Glasgow's peripheral housing schemes, where shows are more usually

programmed into community centres. Greater Easterhouse Theatre, an

incorporation of various local companies, will do the rounds of those

local venues before ending its run in the Mercat Theatre in distant

Drumchapel but its show opened in the perfect surroundings of its actual

setting.

Provanhall House in Auchinlea Park is contemporary with Glasgow's more

famous ''oldest house'' Provand's Lordship and its courtyard provided a

natural space for this drama by local writers Freddie Anderson and Joe

Dornan about one of its residents, Dr John Buchanan (Alan Burns), and

his friendship with the engineer James Watt.

It is set in 1791, when Buchanan's hysterical housekeeper Rachel

(Margaret Harris) still has memories of Charles Edward Stuart.
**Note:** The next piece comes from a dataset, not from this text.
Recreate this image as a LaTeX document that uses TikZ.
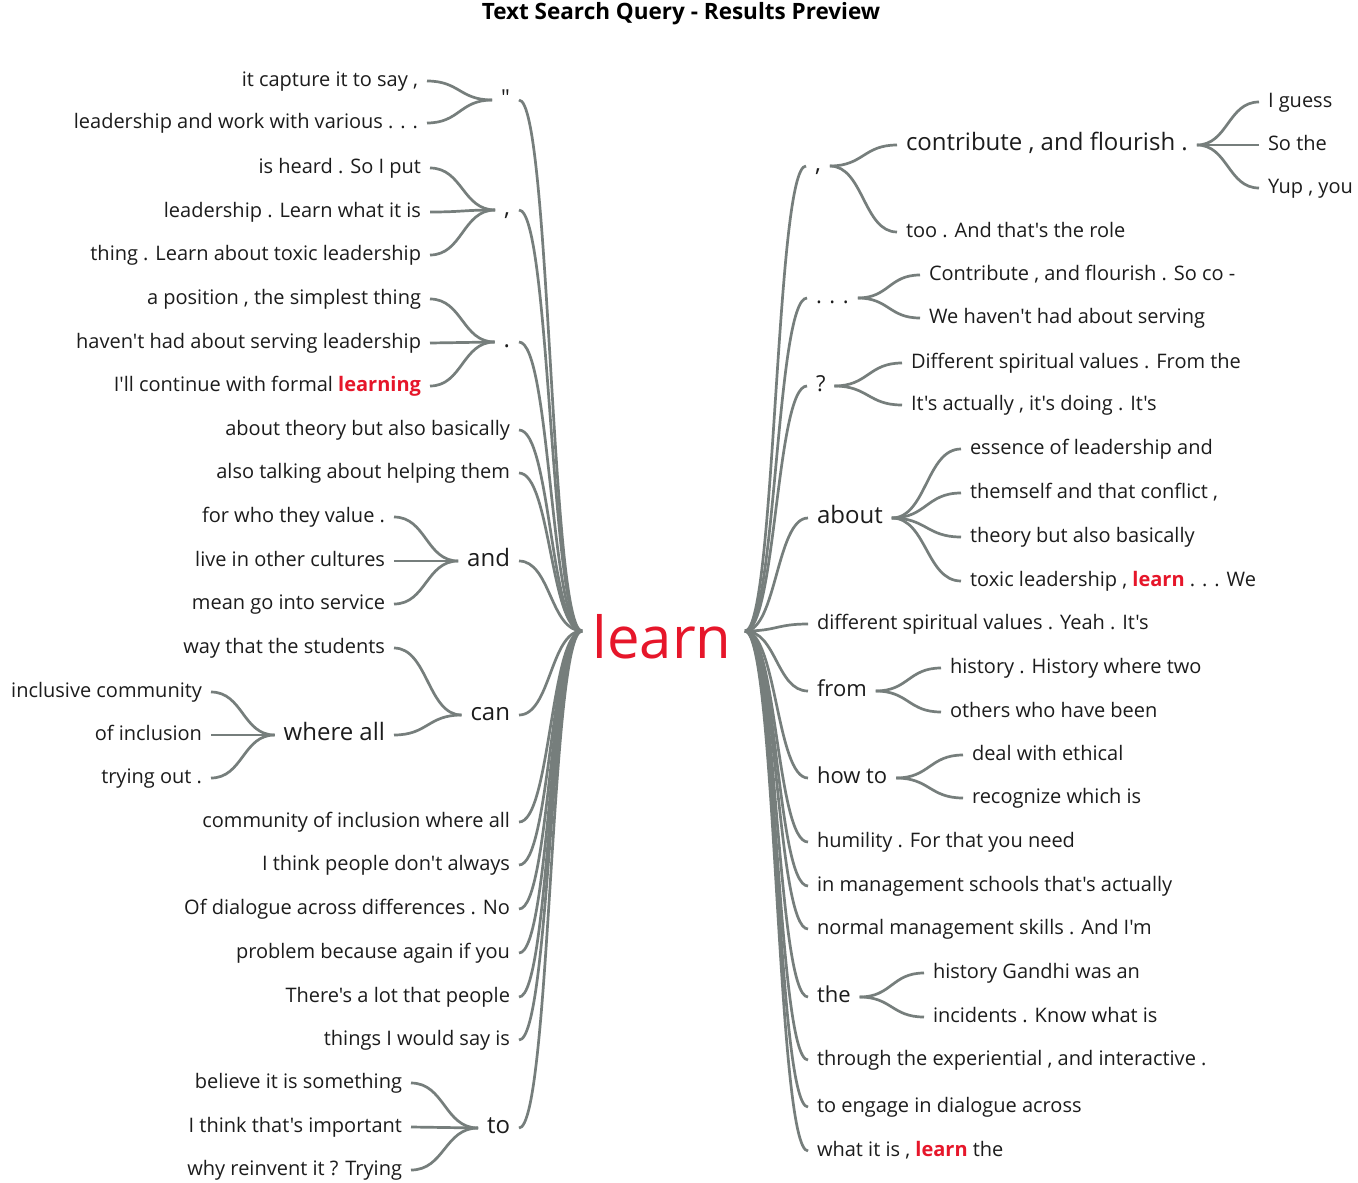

Watt (Ken

Turel) is overseeing the building of the nearby Monklands canal but can

already foresee the coming of the railway rendering the waterway

obsolete.

The show, linked in verse and song by Charlie Robertson and directed

by Robert McKain, is full of contemporary resonances, not least in

Watt's need to move to England to find the capital for his work. The

eternal conflict between science and religion is personified in Mary

MacPherson's fundamentalist Mother Buchan waiting to be yanked up to

heaven by the hair.

A concluding dream sequence flashes forward to the end of this

century, with Watt a statue in George Square and an environmental

message in his dialogue with two Glaswegians celebrating the new

millennium. ''How could my dreams become your nightmares?'' he asks. In

such weather and setting it was almost hard to share his concern.